Need help with high pass filter

Well here is my guess since impedance for a cap is 1/wc where w =2*PI*f where f is the frequency in Hz. looks like 33,000= 1/(2*PI*130*c) or c= 1/(2*PI*130*33,000) * 1,000,000 in uF = .0362uF How did I do guys (gals) ?

Thank you for your help, Joegio. But how do I incorporate the resistor into the formula (e.g. resistor of 15k ohm)? Is that just added to the amplifier's resistance (33,000 + 15,000), changing the equation to C= 1/(2*Pi*130*48,000)? Or is there another formula to incorporate the resistor? I know that this can be done without the resistor, connecting the ground directly, but based on a Stereophile prototype (Corey Greenberg Vol. 17 No. 1) who incorporated a resistor as well, there "must" be some advantage to that. Does anybody know?

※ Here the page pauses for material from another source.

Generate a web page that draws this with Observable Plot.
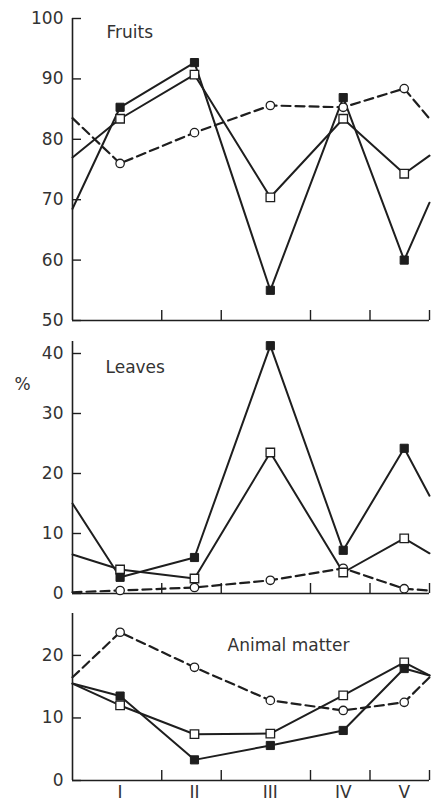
<!DOCTYPE html>
<html>
<head>
<meta charset="utf-8">
<script src="https://cdn.jsdelivr.net/npm/d3@7"></script>
<script src="https://cdn.jsdelivr.net/npm/@observablehq/plot@0.6"></script>
<style>
  html, body { margin: 0; padding: 0; background: #fff; }
  #chart svg { display: block; }
</style>
</head>
<body>
<div id="chart"></div>
<script>
// ---- categories / x positions (months of the year) ----
const periods = ["I", "II", "III", "IV", "V"];
const periodMonth = [1.6, 4.1, 6.65, 9.1, 11.15];
const boundaryMonths = [3, 5, 8, 10, 12];
const edgeMonths = [0, 12];

// ---- Fruits (%) ----
const fruitsFilled = [85.3, 92.7, 55, 86.9, 60];
const fruitsFilledEdges = [68.5, 69.5];
const fruitsOpen = [83.4, 90.7, 70.4, 83.4, 74.3];
const fruitsOpenEdges = [77, 77.3];
const fruitsCircle = [76, 81.1, 85.6, 85.3, 88.4];
const fruitsCircleEdges = [83.5, 83.4];
const fruitsTicks = [50, 60, 70, 80, 90, 100];

// ---- Leaves (%) ----
const leavesFilled = [2.7, 6, 41.3, 7.2, 24.2];
const leavesFilledEdges = [15, 16.3];
const leavesOpen = [4, 2.5, 23.5, 3.5, 9.2];
const leavesOpenEdges = [6.5, 6.7];
const leavesCircle = [0.5, 1, 2.2, 4.2, 0.8];
const leavesCircleEdges = [0.2, 0.5];
const leavesTicks = [0, 10, 20, 30, 40];

// ---- Animal matter (%) ----
const animalFilled = [13.5, 3.3, 5.6, 8, 17.9];
const animalFilledEdges = [15.5, 16.8];
const animalOpen = [12, 7.4, 7.5, 13.6, 18.9];
const animalOpenEdges = [15.5, 16.8];
const animalCircle = [23.7, 18.1, 12.8, 11.2, 12.5];
const animalCircleEdges = [16.5, 16.5];
const animalTicks = [0, 10, 20];

function series(kind, edges, vals) {
  return [
    {m: edgeMonths[0], v: edges[0], kind, marker: false},
    ...vals.map((v, i) => ({m: periodMonth[i], v, kind, marker: true})),
    {m: edgeMonths[1], v: edges[1], kind, marker: false}
  ];
}

const INK = "#1e1e1e";
const TXT = "#333";

function panel({filled, open, circle, yDomain, yTicks, height, marginTop, marginBottom, title, titleDx, titleDy, showLabels, extra = []}) {
  const pts = d => d.filter(r => r.marker);
  return Plot.plot({
    width: 435,
    height,
    marginLeft: 72,
    marginRight: 6,
    marginTop,
    marginBottom,
    x: {domain: [0, 12], label: null},
    y: {domain: yDomain, label: null},
    style: {fontFamily: "DejaVu Sans", fontSize: "17px", color: TXT, background: "white", overflow: "visible"},
    marks: [
      Plot.ruleX([0], {stroke: INK, strokeWidth: 1.6}),
      Plot.ruleY([yDomain[0]], {stroke: INK, strokeWidth: 1.6}),
      Plot.axisY(yTicks, {anchor: "left", tickSize: 0, tickPadding: 9, fill: TXT}),
      Plot.axisY(yTicks, {anchor: "left", tickSize: -9, tickFormat: () => "", stroke: INK, strokeWidth: 1.4}),
      Plot.axisX(boundaryMonths, {anchor: "bottom", tickSize: -10, tickFormat: () => "", stroke: INK, strokeWidth: 1.4}),
      showLabels
        ? Plot.axisX(periodMonth, {anchor: "bottom", tickSize: 0, tickPadding: 5, tickFormat: d => periods[periodMonth.indexOf(d)], fill: TXT})
        : null,
      Plot.line(circle, {x: "m", y: "v", stroke: INK, strokeWidth: 2.2, strokeDasharray: "9,5"}),
      Plot.line(open, {x: "m", y: "v", stroke: INK, strokeWidth: 2}),
      Plot.line(filled, {x: "m", y: "v", stroke: INK, strokeWidth: 2}),
      Plot.dot(pts(circle), {x: "m", y: "v", r: 4.2, fill: "white", stroke: INK, strokeWidth: 1.3}),
      Plot.dot(pts(open), {x: "m", y: "v", symbol: "square", r: 4.8, fill: "white", stroke: INK, strokeWidth: 1.3}),
      Plot.dot(pts(filled), {x: "m", y: "v", symbol: "square", r: 4.6, fill: INK, stroke: INK, strokeWidth: 1}),
      Plot.text([title], {frameAnchor: "top-left", dx: titleDx, dy: titleDy, textAnchor: "start", lineAnchor: "middle", fill: TXT, fontSize: 17}),
      ...extra
    ]
  });
}

const chart = document.getElementById("chart");

chart.append(panel({
  filled: series("filled", fruitsFilledEdges, fruitsFilled),
  open: series("open", fruitsOpenEdges, fruitsOpen),
  circle: series("circle", fruitsCircleEdges, fruitsCircle),
  yDomain: [50, 100], yTicks: fruitsTicks,
  height: 330, marginTop: 18, marginBottom: 10,
  title: "Fruits", titleDx: 34, titleDy: 14, showLabels: false
}));

chart.append(panel({
  filled: series("filled", leavesFilledEdges, leavesFilled),
  open: series("open", leavesOpenEdges, leavesOpen),
  circle: series("circle", leavesCircleEdges, leavesCircle),
  yDomain: [0, 42], yTicks: leavesTicks,
  height: 268, marginTop: 11, marginBottom: 5,
  title: "Leaves", titleDx: 33, titleDy: 26, showLabels: false,
  extra: [Plot.text(["%"], {frameAnchor: "top-left", dx: -50, dy: 43, textAnchor: "middle", lineAnchor: "middle", fill: TXT, fontSize: 17})]
}));

chart.append(panel({
  filled: series("filled", animalFilledEdges, animalFilled),
  open: series("open", animalOpenEdges, animalOpen),
  circle: series("circle", animalCircleEdges, animalCircle),
  yDomain: [0, 26.7], yTicks: animalTicks,
  height: 202, marginTop: 15, marginBottom: 20,
  title: "Animal matter", titleDx: 155, titleDy: 32, showLabels: true
}));
</script>
</body>
</html>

Well I'm not sure about the resistor unless its to create a filter of a higher order. Anyway I took one of the Vandersteen filters apart and found two caps in parallel which sum the capacitance, but no resistor. If the resistor is in series than I think you would add it to the capacitive impedance, if in paralel than its 1/Z = 1/Xc + 1/Xr where Xc is capacative reactance and Xr is resistance reactance. This is where a spreadsheet comes in handy. Again I'm no expert, but I think this is how it goes.